Car chases are notoriously difficult to pull off in comics, to the point where Kenichi Sonada and Gunsmith Cats have been everyone’s go-to examples of how to do it for the past 20 years — no one else has come close, before or since. But Moore makes it work really, really well here, and he does in a way that I don’t think I’ve ever seen before.
Instead of just solely relying on speed lines and Dutch angles — both of which, I assure you, are represented in abundance, Moore bombards the page with different techniques. There’s a bit where he alternates between long shots and a view of the action done as a GPS-style map of twists and turns on a city grid that’s just brilliant in how well he pulls it off.
It’s the sort of thing that I wish I’d come up with, and that I know creators are going to be stealing for years to come, and it’s exciting. And for that matter, so is the way Moore draws Robbie’s transformation into Ghost Rider, a largely “silent” sequence that’s beautifully engaging.
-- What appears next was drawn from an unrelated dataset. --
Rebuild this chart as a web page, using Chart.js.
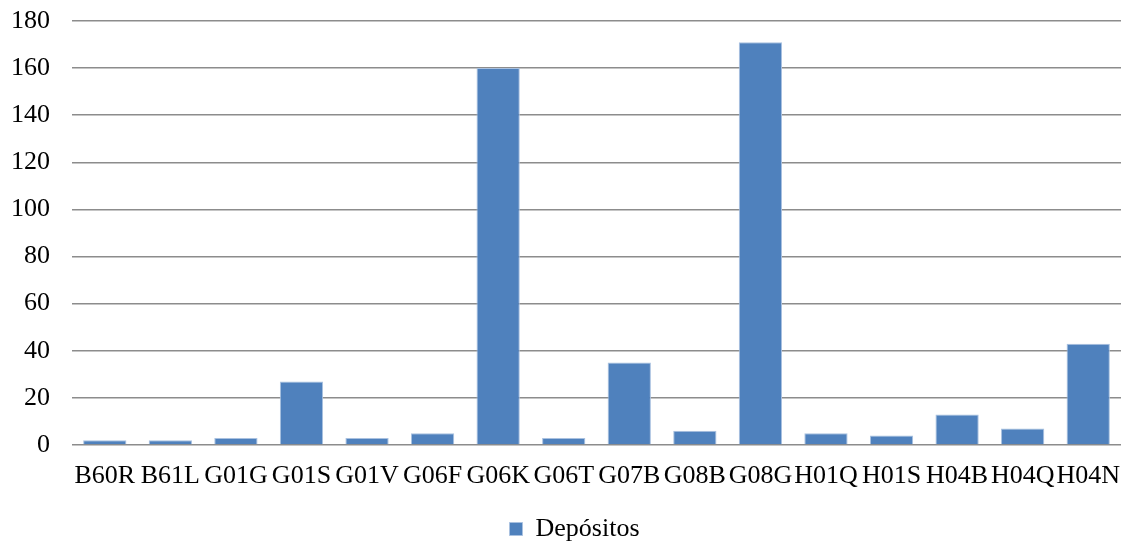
<!DOCTYPE html>
<html>
<head>
<meta charset="utf-8">
<script src="https://cdn.jsdelivr.net/npm/chart.js@4"></script>
<style>
  body { margin: 0; background: #fff; }
  #wrap { width: 1126px; height: 542px; }
</style>
</head>
<body>
<div id="wrap"><canvas id="chart"></canvas></div>
<script>
// Categories and values.
const categories = ['B60R', 'B61L', 'G01G', 'G01S', 'G01V', 'G06F', 'G06K', 'G06T',
    'G07B', 'G08B', 'G08G', 'H01Q', 'H01S', 'H04B', 'H04Q', 'H04N'];
const depositos = [2, 2, 3, 27, 3, 5, 160, 3, 35, 6, 171, 5, 4, 13, 7, 43];
const yTicks = [0, 20, 40, 60, 80, 100, 120, 140, 160, 180];

const font = { family: '"Liberation Serif", "Times New Roman", serif', size: 26, lineHeight: 1.1 };

// Push the legend a little lower and to the right, as in the original.
const legendShift = {
    id: 'legendShift',
    afterLayout(chart) {
        chart.legend.top += 10;
        chart.legend.bottom += 10;
        chart.legend.left += 14;
        chart.legend.right += 14;
    },
};

const ctx = document.getElementById('chart').getContext('2d');
const chart = new Chart(ctx, {
    type: 'bar',
    data: {
        labels: categories,
        datasets: [
            {
                label: 'Depósitos',
                data: depositos,
                backgroundColor: '#4f81bd',
                borderColor: '#a9c1e0',
                borderWidth: 1,
                categoryPercentage: 1,
                barPercentage: 0.66,
            },
        ],
    },
    plugins: [legendShift],
    options: {
        responsive: true,
        maintainAspectRatio: false,
        animation: false,
        layout: { padding: { left: 0, right: 5, top: 21, bottom: 0 } },
        plugins: {
            legend: {
                position: 'bottom',
                labels: {
                    font: font,
                    color: '#000',
                    boxWidth: 13,
                    boxHeight: 13,
                    padding: 4,
                },
            },
            tooltip: { enabled: false },
        },
        scales: {
            x: {
                grid: { display: false },
                border: { display: false },
                ticks: { font: font, color: '#000', maxRotation: 0, autoSkip: false, padding: 9 },
                afterFit: (axis) => { axis.height = 57; axis.paddingLeft = 0; axis.paddingRight = 0; },
            },
            y: {
                min: 0,
                max: 180,
                afterBuildTicks: (axis) => { axis.ticks = yTicks.map((v) => ({ value: v })); },
                afterFit: (axis) => { axis.width = 72; axis.paddingTop = 0; axis.paddingBottom = 0; },
                grid: { color: '#8c8c8c', lineWidth: 1.5, drawTicks: false },
                border: { display: false },
                ticks: { font: font, color: '#000', padding: 22 },
            },
        },
    },
});
</script>
</body>
</html>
When the action gets started, that’s where this comic really shines, and while I’d say something like “it takes a while to get there,” realistically, it takes up half the book. It’s just front-loaded with a lot of very static — and arguably necessary — character building.
It’s the sort of thing where the only real frustration is that it ends here, As a single issue of a comic, I think it’s flawed but engaging, but as the first chapter of a longer story that I hope is going to build from here and get bigger, wilder and more entertaining as it goes? It’s got its hooks into me, and I have no reason to believe that those hopes won’t be fulfilled. If it’s the job of a first issue to get readers interested in picking up the second, then the mission is accomplished.